The Polish American Historical Association (PAHA), founded in 1942, is a scholarly not-for-profit association dedicated to the study of Polish American history and culture. Originally a section of the larger Polish Institute of Arts and Sciences in America, PAHA soon became an independent organization. On September 11, 1942, historian Oskar Halecki proposed an autonomous historical institution and chose Mieczyslaw Haiman of the Polish Museum of America in Chicago as its founding president. Since 1944, PAHA publishes Polish American Studies, an interdisciplinary journal focused primarily in social science and the humanities relating to American Polonia. It is edited by Anna Jaroszyńska-Kirchmann. PAHA is an affiliate society of the American Historical Association.[1]
PAHA is governed by a board of directors, elected by the membership of the Association, consisting of eight officers and twelve council members. Elections are held every two years.
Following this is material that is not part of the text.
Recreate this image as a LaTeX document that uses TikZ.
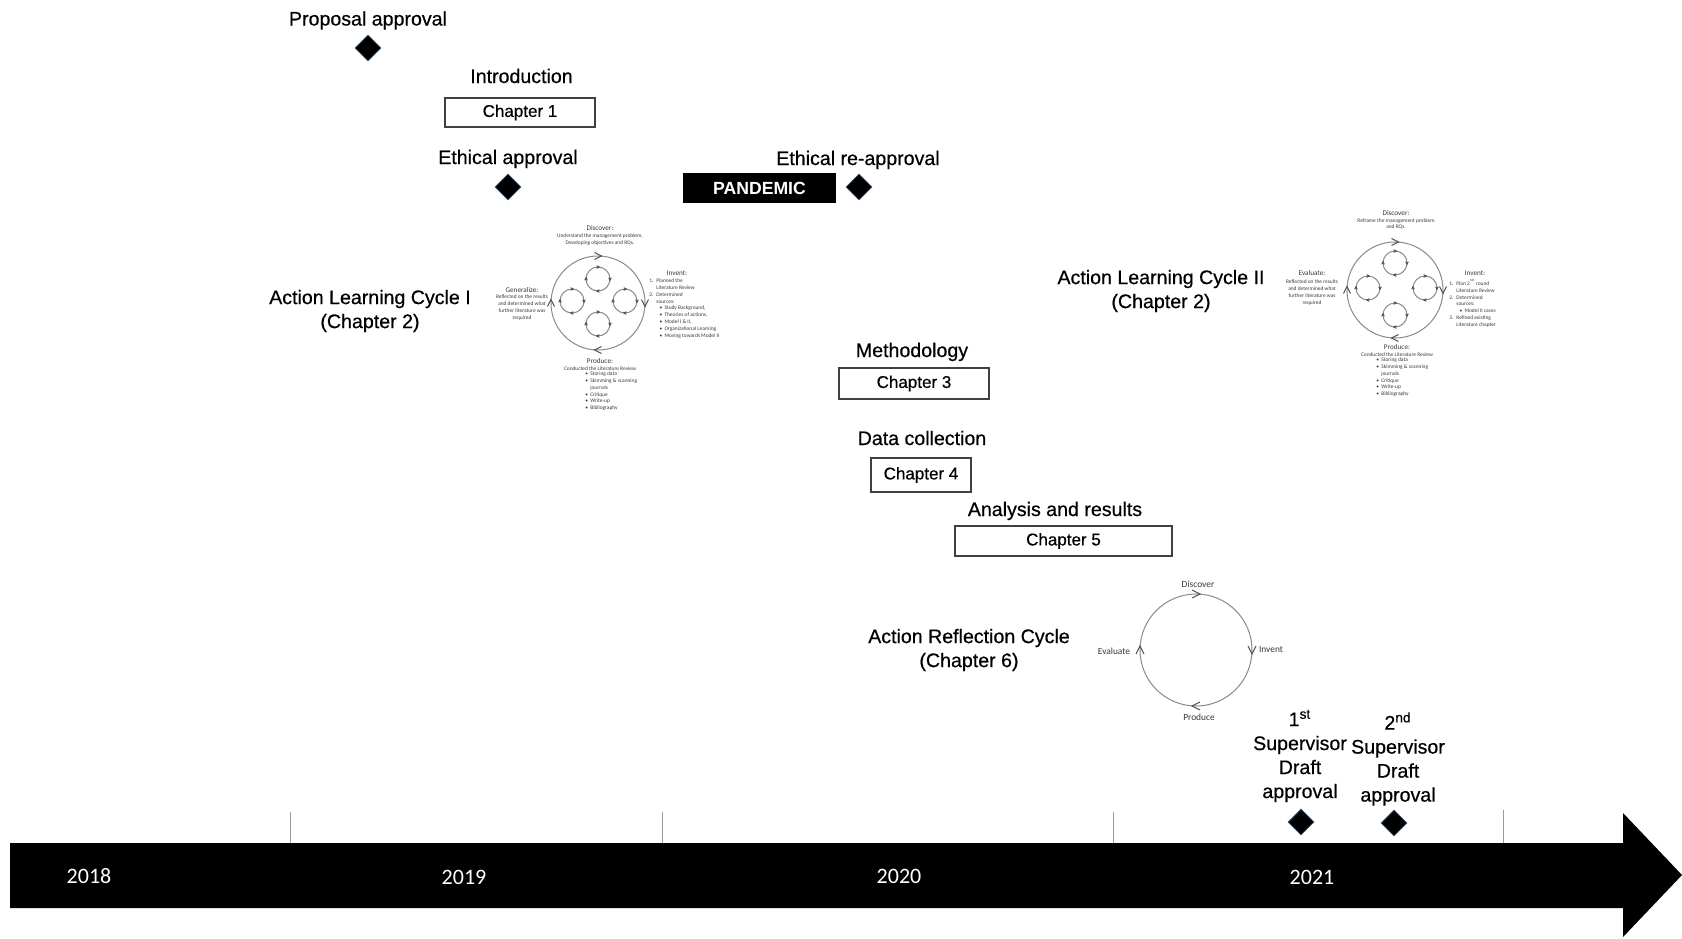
\documentclass[tikz,border=0pt]{standalone}
\usepackage{fontspec}
\setmainfont{Liberation Sans}
\newfontfamily\headfont{Liberation Sans}[FakeBold=0.5]
\newfontfamily\cyclefont{Carlito}
\usetikzlibrary{shapes.geometric}

\definecolor{ringgray}{HTML}{8A8A8A}
\definecolor{chevgray}{HTML}{505050}
\definecolor{tickgray}{HTML}{9A9A9A}
\definecolor{diaedge}{HTML}{3D5875}
\definecolor{cycletext}{HTML}{3A3A3A}

% list helpers for the small cycle annotations
\newcommand\cynum[1]{\makebox[1.3em][l]{#1}}
\newcommand\cyind{\hspace*{1.3em}}
\newcommand\cybul{\hspace*{1.9em}\makebox[0.9em][l]{\textbullet}}
\newcommand\cybulx{\hspace*{0.2em}\makebox[0.9em][l]{\textbullet}}
\newcommand\cybuli{\hspace*{1.1em}}

\tikzset{
  heading/.style={font=\headfont\fontsize{9.8}{12}\selectfont, align=center, inner sep=0pt},
  chapbox/.style={draw=black!75, line width=0.75pt, inner sep=0pt,
    font=\headfont\fontsize{8.5}{10}\selectfont},
  pandemicbox/.style={fill=black, inner sep=0pt, text=white,
    font=\fontsize{8.8}{10}\selectfont\bfseries, minimum width=76.5pt, minimum height=15pt},
  milestone/.style={diamond, fill=black, draw=diaedge, line width=0.4pt, inner sep=0pt,
    minimum width=13pt, minimum height=13pt},
  yeartext/.style={text=white, font=\cyclefont\fontsize{11}{13}\selectfont, inner sep=0pt, anchor=base},
  tickline/.style={draw=tickgray, line width=0.5pt},
  ringline/.style={draw=ringgray, line width=0.5pt},
  chevline/.style={draw=chevgray, line width=0.5pt, line join=miter},
  cyhead/.style={font=\cyclefont\fontsize{3.6}{4.3}\selectfont, text=cycletext, inner sep=0pt},
  cytext/.style={font=\cyclefont\fontsize{2.7}{3.4}\selectfont, text=cycletext, inner sep=0pt, align=center},
  cylist/.style={cytext, align=left, anchor=north west},
  cylabel/.style={font=\cyclefont\fontsize{4.7}{5.6}\selectfont, text=cycletext, inner sep=0pt},
  % circle with four clockwise chevrons: radius, chevron half-size
  pics/ring/.style n args={2}{code={
    \draw[ringline] (0,0) circle[radius=#1];
    \draw[chevline] (-#2,-#1-#2) -- (#2,-#1) -- (-#2,-#1+#2);
    \draw[chevline] (#1-#2,-#2) -- (#1,#2) -- (#1+#2,-#2);
    \draw[chevline] (#2,#1-#2) -- (-#2,#1) -- (#2,#1+#2);
    \draw[chevline] (-#1-#2,#2) -- (-#1,-#2) -- (-#1+#2,#2);
  }},
}

\begin{document}
\begin{tikzpicture}[x=0.5pt, y=-0.5pt]
\useasboundingbox (0,0) rectangle (1682,938);
\fill[white] (0,0) rectangle (1682,938);

% ---------- milestones and chapters ----------
\node[heading, anchor=base] (propT) at (368,25.5) {Proposal approval};
\node[milestone] (propD) at (368,48) {};

\node[heading, anchor=base] (introT) at (521.5,83) {Introduction};
\node[chapbox, minimum width=75pt, minimum height=14.5pt] (ch1) at (520,112.5) {Chapter 1};

\node[heading, anchor=base] (ethT) at (508,164) {Ethical approval};
\node[milestone] (ethD) at (508,187) {};

\node[pandemicbox] (pand) at (759.5,188) {PANDEMIC};
\node[heading, anchor=base] (rethT) at (858,165) {Ethical re-approval};
\node[milestone] (rethD) at (859,187) {};

\node[heading] (alc1) at (370,311) {Action Learning Cycle I\\(Chapter 2)};
\node[heading] (alc2) at (1161,291) {Action Learning Cycle II\\(Chapter 2)};

\node[heading, anchor=base] (methT) at (912,357) {Methodology};
\node[chapbox, minimum width=75pt, minimum height=15.5pt] (ch3) at (914,383.5) {Chapter 3};

\node[heading, anchor=base] (dataT) at (922,445) {Data collection};
\node[chapbox, minimum width=50pt, minimum height=17pt] (ch4) at (921,475) {Chapter 4};

\node[heading, anchor=base] (anaT) at (1055,516) {Analysis and results};
\node[chapbox, minimum width=108.5pt, minimum height=15pt] (ch5) at (1063.5,541) {Chapter 5};

\node[heading] (arc) at (969,650) {Action Reflection Cycle\\(Chapter 6)};

\node[heading] (sup1T) at (1300,756) {1\textsuperscript{st}\\Supervisor\\Draft\\approval};
\node[milestone] (sup1D) at (1301,822) {};
\node[heading] (sup2T) at (1398,759) {2\textsuperscript{nd}\\Supervisor\\Draft\\approval};
\node[milestone] (sup2D) at (1394,823) {};

% ---------- action learning cycle I ----------
\pic (c1) at (598,303) {ring={47}{3.5}};
\pic (c1a) at (598,279) {ring={12}{1.3}};
\pic (c1b) at (572,301) {ring={12}{1.3}};
\pic (c1c) at (625,301) {ring={12}{1.3}};
\pic (c1d) at (598,324) {ring={12}{1.3}};

\node[cyhead] (c1discH) at (600,228) {Discover:};
\node[cytext] (c1discB) at (600,239.5) {Understand the management problem,\\Developing objectives and RQs.};
\node[cyhead] (c1genH) at (522,290) {Generalize:};
\node[cytext] (c1genB) at (522,307.5) {Reflected on the results\\and determined what\\further literature was\\required};
\node[cyhead] (c1invH) at (677,273) {Invent:};
\node[cylist] (c1invB) at (649,278.5) {\cynum{1.}Planned the\\\cyind Literature Review\\\cynum{2.}Determined\\\cyind sources:\\\cybul Study Background,\\\cybul Theories of actions,\\\cybul Model I \& II,\\\cybul Organizational Learning\\\cybul Moving towards Model II};
\node[cyhead] (c1proH) at (600,361) {Produce:};
\node[cytext] (c1proB) at (600,368.5) {Conducted the Literature Review};
\node[cylist] (c1proL) at (584,371.5) {\cybulx Storing data\\\cybulx Skimming \& scanning\\\cybuli journals\\\cybulx Critique\\\cybulx Write-up\\\cybulx Bibliography};

% ---------- action learning cycle II ----------
\pic (c2) at (1395,290) {ring={48}{3.5}};
\pic (c2a) at (1395,263) {ring={12}{1.3}};
\pic (c2b) at (1368,288) {ring={12}{1.3}};
\pic (c2c) at (1425,288) {ring={12}{1.3}};
\pic (c2d) at (1395,315) {ring={12}{1.3}};

\node[cyhead] (c2discH) at (1396,213) {Discover:};
\node[cytext] (c2discB) at (1396,224) {Reframe the management problem\\and RQs.};
\node[cyhead] (c2evaH) at (1312,273) {Evaluate:};
\node[cytext] (c2evaB) at (1312,292.5) {Reflected on the results\\and determined what\\further literature was\\required};
\node[cyhead] (c2invH) at (1475,273) {Invent:};
\node[cylist] (c2invB) at (1449,278.5) {\cynum{1.}Plan 2\textsuperscript{nd} round\\\cyind Literature Review\\\cynum{2.}Determined\\\cyind sources:\\\cybul Model II cases\\\cynum{3.}Refined existing\\\cyind Literature chapter};
\node[cyhead] (c2proH) at (1397,347) {Produce:};
\node[cytext] (c2proB) at (1397,354.5) {Conducted the Literature Review};
\node[cylist] (c2proL) at (1375,357.5) {\cybulx Storing data\\\cybulx Skimming \& scanning\\\cybuli journals\\\cybulx Critique\\\cybulx Write-up\\\cybulx Bibliography};

% ---------- action reflection cycle ----------
\pic (c3) at (1196,650) {ring={56}{4}};
\node[cylabel] (c3disc) at (1198,584) {Discover};
\node[cylabel] (c3inv) at (1271,650) {Invent};
\node[cylabel] (c3pro) at (1199,717) {Produce};
\node[cylabel] (c3eva) at (1114,651) {Evaluate};

% ---------- timeline ----------
\draw[tickline] (290,812) -- (290,850);
\draw[tickline] (662,812) -- (662,850);
\draw[tickline] (1113,812) -- (1113,850);
\draw[tickline] (1503,810) -- (1503,848);

\fill[black] (10,843) -- (1623,843) -- (1623,813) -- (1682,875)
  -- (1623,937) -- (1623,908) -- (10,908) -- cycle;

\node[yeartext] (y18) at (89,883) {2018};
\node[yeartext] (y19) at (464,884) {2019};
\node[yeartext] (y20) at (899,883) {2020};
\node[yeartext] (y21) at (1312,884) {2021};
\end{tikzpicture}
\end{document}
Lists of current and past officers can be found on the PAHA website.[2]
In addition to its scholarly journal, Polish American Studies, edited by Prof. Anna Jaroszynska-Kirchmann (for the previous 30 years edited by Prof. James Pula),[3] the organization publishes a semi-annual PAHA Newsletter,[4] and a blog[5] (edited by Dr. Anna Muller). The Association's The Polish American Encyclopedia, edited by Prof. James Pula, was published in 2011 by McFarland Books. Other notable publications sponsored by PAHA include James Pula, ed., PAHA: A 75th Anniversary History of the Polish American Historical Association (Polish American Historical Association, 2017)[6] and Ewa E. Barczyk, ed., Footprints of Polonia: Polish Historical Sites Across North America (Hippocrene, 2022).[7]
Along with the American Historical Association, the PAHA hosts an annual conference. The 79th Annual Meeting took place in Philadelphia in January 2023.[8]
Each year at its annual meeting, PAHA bestows awards for deserving articles, books, scholars, and others. PAHA also bestows Creative Arts Awards, the Pula Distinguished Service Award, and Young Scholar Travel Grants. Most awards are made annually, and some occasionally.[9]
PAHA makes appeals for memoirs and historical artifacts among Americans of Polish descent to aid in its historical research. PAHA secured archival storage space at the Central Connecticut State Library with strong interest in acquiring firsthand memoirs and documents from the postwar Polish American diaspora and their current descendants.[10]